Further, it is also preferable to use naturally occurring
water-soluble polymers such as polysaccharides, casein, gelatin and
the like.
[0091] In the above emulsifying method, when dispersing the above
self-emulsifying polymer of the invention in an aqueous medium,
particularly important is control of the particle size. When
forming an image using an inkjet process, in order to raise the
color purity, it is necessary to make the average size of the
particles of the self-emulsifying polymer of the above aqueous
dispersion small. Specifically, in the ink receiving layer of the
invention, it is necessary to make the volume average particle size
0.05 .mu.m or less, and preferably 0.04 .mu.m or less, and 0.03
.mu.m or less if even more preferable.
[0092] Generally, the ink receiving layer according to the present
invention preferably contains fine particles. The fine particles
are preferably inorganic fine particles. Examples of inorganic fine
particles include fine particles of silica fine particles,
colloidal silica, titanium dioxide, barium sulfate, calcium
silicate, zeolite, kaolinite, halloysite, mica, talc, calcium
carbonate, magnesium carbonate, calcium sulfate, boehmite,
pseudoboehmite. Among these fine particles, silica fine particles
are preferable.
[0093] The silica fine particle has an extremely high specific
surface area, and provides the layer with a higher ink absorption
and retention capacity. In addition, the silica has a low
refractive index, and thus if dispersed to a suitable particle
diameter, provides the ink receiving layer with better
transparency, and higher color density and favorable coloring is
obtainable. The transparency of ink receiving layer is important
from the viewpoint of obtaining a high color density and favorable
coloring glossiness not only for applications wherein the
transparency is required such as OHP sheets and the like, but also
for applications as recording sheets such as photographic glossy
papers and the like.
[0094] The average primary particles diameter of the inorganic
pigment fine particles is preferably 20 nm or less, more preferably
15 nm or less, and particularly preferably 10 nm or less. When the
average primary particle size of the particles is 20 nm, the
ink-absorbing property can be effectively improved and at the same
time, the glossiness of the surface of the ink receiving layer can
be enhanced.
[0095] In particular with silica fine particles, since the surface
has silanol groups, there is easy adhesion between the particles
through the hydrogen bonding of the silanol groups, and there is an
adhesion effect between the particles through the silanol groups
and the water soluble resin. Hence, if the average primary size of
the particles is 20 nm or below, then the porosity ratio of the ink
receiving layer is high, and a structure with high transparency can
be formed, and the ink absorption ability characteristics can be
effectively raised.
[0096] Silica fine particles are commonly classified roughly into
wet method particles and dry method (gas phase process) particles
according to the method of manufacture. By the wet method, silica
fine particles are mainly produced by generating activated silica
by acid decomposition of a silicate, polymerizing to a proper
degree the activated silica, and coagulating the resulting
polymeric silica to give hydrated silica. Alternatively by the gas
phase process, vapor-phase process silica (anhydrous silica)
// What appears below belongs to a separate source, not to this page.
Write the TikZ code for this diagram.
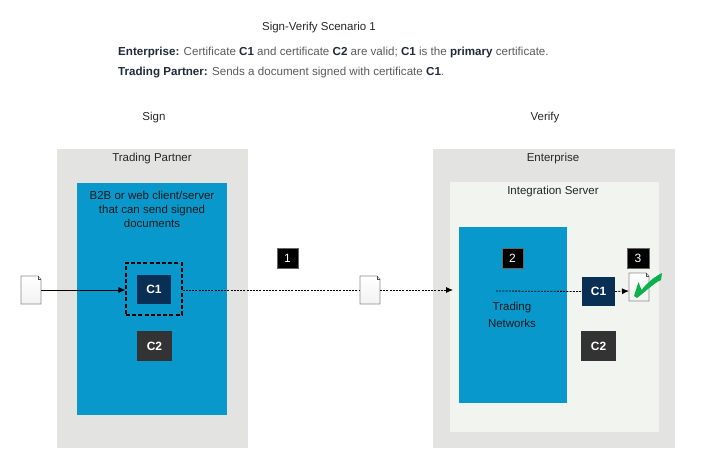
\documentclass[tikz,border=0pt]{standalone}
\usepackage{fontspec}
\setmainfont{Liberation Sans}
\usetikzlibrary{arrows.meta}
\definecolor{panel}{HTML}{E3E3E2}
\definecolor{inner}{HTML}{F2F4F0}
\definecolor{bluebox}{HTML}{0898CC}
\definecolor{navy}{HTML}{0A2F55}
\definecolor{darkc}{HTML}{333333}
\definecolor{bodytxt}{HTML}{5A5A5A}
\definecolor{headtxt}{HTML}{1F2A3A}
\definecolor{tick}{HTML}{0DB14B}
\tikzset{
  x=1pt,y=-1pt,
  panelbox/.style={fill=panel,draw=none,minimum width=#1,inner sep=0},
  txt/.style={font=\fontsize{11.5}{14}\selectfont,text=black!85,inner sep=0,align=center},
  cert/.style={fill=#1,text=white,font=\fontsize{12}{14}\selectfont\bfseries,inner sep=0},
  badge/.style={fill=black,draw=black!60,line width=.4pt,text=white,font=\fontsize{12}{14}\selectfont,inner sep=0,minimum width=21,minimum height=20},
  docu/.style={draw=black!45,line width=.7pt,top color=white,bottom color=black!5},
  flow/.style={densely dashed,dash pattern=on 2pt off 1.2pt,line width=.8pt,-{Latex[length=7pt,width=6pt]}},
  flowplain/.style={dash pattern=on 2pt off 1.2pt,line width=.8pt},
  solidflow/.style={line width=.8pt,-{Latex[length=7pt,width=6pt]}},
}
\newcommand{\docshape}[3]{% name, left, top
  \path[docu] (#2,#3) -- (#2+17,#3) -- (#2+20,#3+3) -- (#2+20,#3+28) -- (#2,#3+28) -- cycle;
  \draw[black!70,line width=.5pt] (#2+17,#3) -- (#2+17,#3+3) -- (#2+20,#3+3);
  \coordinate (#1W) at (#2,#3+14);
  \coordinate (#1E) at (#2+20,#3+14);
}
\begin{document}
\begin{tikzpicture}
\useasboundingbox (0,0) rectangle (701,465);
% panels
\fill[panel] (57,149) rectangle (248,448);
\fill[panel] (433,149) rectangle (675,448);
\fill[inner] (450,182) rectangle (659,432);
\fill[bluebox] (77,183) rectangle (227,415);
\fill[bluebox] (459,227) rectangle (567,403);
% heading text
\node[txt,anchor=center] (title) at (319,28) {Sign-Verify Scenario 1};
\node[anchor=west,inner sep=0,font=\fontsize{11.6}{14}\selectfont,text=bodytxt] (ent) at (118,52.5) {\textcolor{headtxt}{\textbf{Enterprise:}} Certificate \textcolor{headtxt}{\textbf{C1}} and certificate \textcolor{headtxt}{\textbf{C2}} are valid; \textcolor{headtxt}{\textbf{C1}} is the \textcolor{headtxt}{\textbf{primary}} certificate.};
\node[anchor=west,inner sep=0,font=\fontsize{11.6}{14}\selectfont,text=bodytxt] (tp) at (118,73) {\textcolor{headtxt}{\textbf{Trading Partner:}} Sends a document signed with certificate \textcolor{headtxt}{\textbf{C1}}.};
\node[txt] (sign) at (154,118) {Sign};
\node[txt] (verify) at (545,118) {Verify};
\node[txt] (ltitle) at (152,159) {Trading Partner};
\node[txt] (rtitle) at (553,159) {Enterprise};
\node[txt] (istitle) at (553,192) {Integration Server};
\node[txt,text=black!90,font=\fontsize{11.5}{14}\selectfont] (client) at (152,209) {B2B or web client/server\\that can send signed\\documents};
\node[txt,text=black!90,font=\fontsize{11.5}{17}\selectfont] (tn) at (512,314.5) {Trading\\Networks};
% certificates
\node[cert=navy,minimum width=34,minimum height=29] (c1l) at (154,289.5) {C1};
\node[cert=darkc,minimum width=35,minimum height=30] (c2l) at (154.5,346) {C2};
\node[draw=black,dashed,dash pattern=on 4pt off 2.2pt,line width=1.1pt,minimum width=56,minimum height=52,inner sep=0] (sel) at (154,289) {};
\node[cert=navy,minimum width=33,minimum height=29] (c1r) at (598.5,291.5) {C1};
\node[cert=darkc,minimum width=35,minimum height=30] (c2r) at (598.5,346) {C2};
% badges
\node[badge] (b1) at (287.5,258) {1};
\node[badge] (b2) at (512.5,258) {2};
\node[badge,minimum width=22] (b3) at (638,258) {3};
% documents
\docshape{dl}{21}{276}
\docshape{dm}{360}{276}
\docshape{dr}{629}{273}
% check mark
\fill[tick] (634,296) -- (638.5,282) -- (641.5,290) .. controls (647,283) and (654,277) .. (662,273) -- (661,280) .. controls (654,283) and (645,292) .. (637,298) -- cycle;
\coordinate (tnstart) at (496,291);
% connectors
\draw[solidflow] (dlE) -- (sel.west |- dlE);
\draw[flowplain] (sel.east |- dmW) -- (dmW);
\draw[flow] (dmE) -- (453,290);
\draw[flowplain] (tnstart) -- (c1r.west);
\draw[flow] (c1r.east) -- (629,291);
\end{tikzpicture}
\end{document}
particles are mainly produced by high-temperature gas-phase
hydrolysis of a silicon halide (flame hydrolysis process), or by
reductively heating and vaporizing quartz and coke in an electric
furnace by applying an arc discharge and then oxidizing the
vaporized silica with air (arc method). The "vapor-phase process
silica" means anhydrous silica fine particles produced by a gas
phase process.
[0097] The vapor-phase process silica is different in the density
of silanol groups on the surface and the presence of voids therein
and exhibits different properties from hydrated silica. The
vapor-phase process silica is suitable for forming a
three-dimensional structure having a higher void percentage. The
reason is not clearly understood. In the case of hydrated silica
fine particles have a higher density of 5 to 8 silanol
groups/nm.sup.2 on their surface. Thus the silica fine particles
tend to coagulate densely. While the vapor phase process silica
particles have a lower density of 2 to 3 silanol groups/nm.sup.2 on
their surface. Therefore, vapor-phase process silica seems to cause
more scarce, softer coagulations (flocculates), consequently
leading to a structure having a higher void percentage. In the
present invention, the vapor phase silica (anhydrous silica)
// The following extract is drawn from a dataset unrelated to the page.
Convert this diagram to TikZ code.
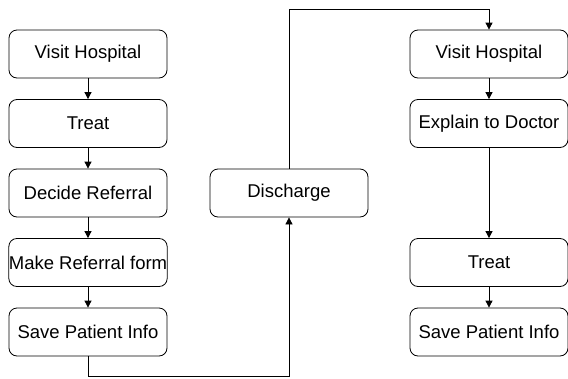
\documentclass[tikz,border=0pt]{standalone}
\usepackage{fontspec}
\setmainfont{Liberation Sans}
\usetikzlibrary{arrows.meta}

\begin{document}
\begin{tikzpicture}[x=1pt,y=-1pt,
  proc/.style={draw, rounded corners=8pt, minimum width=158pt, minimum height=48pt,
    inner sep=0pt, line width=0.8pt, font=\fontsize{18.5}{20}\selectfont},
  link/.style={-{Triangle[length=7pt,width=7pt]}, line width=0.8pt}]
\useasboundingbox (0,0) rectangle (568,378);

\def\XL{88}
\def\XM{289}
\def\XR{489}
\def\DY{69.5}

% ----- left column: referring hospital -----
\foreach \n/\t [count=\i from 0] in {lVisit/Visit Hospital, lTreat/Treat,
    lDecide/Decide Referral, lMake/Make Referral form, lSave/Save Patient Info}
  \node[proc] (\n) at (\XL,54+\i*\DY) {\t};
\draw[link] (lVisit) -- (lTreat);
\draw[link] (lTreat) -- (lDecide);
\draw[link] (lDecide) -- (lMake);
\draw[link] (lMake) -- (lSave);

% ----- middle: discharge -----
\node[proc] (dis) at (\XM,54+2*\DY) {Discharge};

% ----- right column: receiving hospital -----
\node[proc] (rVisit) at (\XR,54) {Visit Hospital};
\node[proc] (rExplain) at (\XR,54+\DY) {Explain to Doctor};
\node[proc] (rTreat) at (\XR,54+3*\DY) {Treat};
\node[proc] (rSave) at (\XR,54+4*\DY) {Save Patient Info};
\draw[link] (rVisit) -- (rExplain);
\draw[link] (rExplain) -- (rTreat);
\draw[link] (rTreat) -- (rSave);

% ----- routes between columns -----
\coordinate (bot) at (\XM,376);
\coordinate (top) at (\XM,9);
\draw[link] (lSave.south) |- (bot) -- (dis.south);
\draw[link] (dis.north) -- (top) -| (rVisit.north);

\end{tikzpicture}
\end{document}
obtained by the dry method is preferable, with the surface of the
silica fine particles having a density of 2 to 3 silanol
groups/nm.sup.2.
[0098] It is preferable that the ink receiving layer of the
invention further includes a water soluble resin. Examples of the
water-soluble resins used for the ink receiving layer include
polyvinyl alcohol resins having a hydroxy group as a hydrophilic
constitutional unit polyvinyl alcohol (PVA), cation-modified
polyvinyl alcohol, anion-modified polyvinyl alcohol,
silanol-modified polyvinyl alcohol, or polyvinylacetal; cellulosic
resins [methylcellulose (MC), ethylcellulose (EC),
hydroxyethylcellulose (HEC), carboxymethylcellulose (CMC), etc.];
chitins; chitosans; starch; ether bond-containing resins
[polyethylene oxide (PEO), polypropylene oxide (PPO), polyethylene
glycol (PEG), polyvinyl ether (PVE), etc.]; carbamoyl
group-containing resins [polyacrylamide (PAAM),
polyvinylpyrrolidone (PVP), etc.]; and the like. In addition,
resins having a carboxyl group as the dissociative group, such as
polyacrylate salts, maleic acid resins, and alginate salts;
gelatins, and the like, are also included. Among the resins,
polyvinyl alcohols are particularly preferable.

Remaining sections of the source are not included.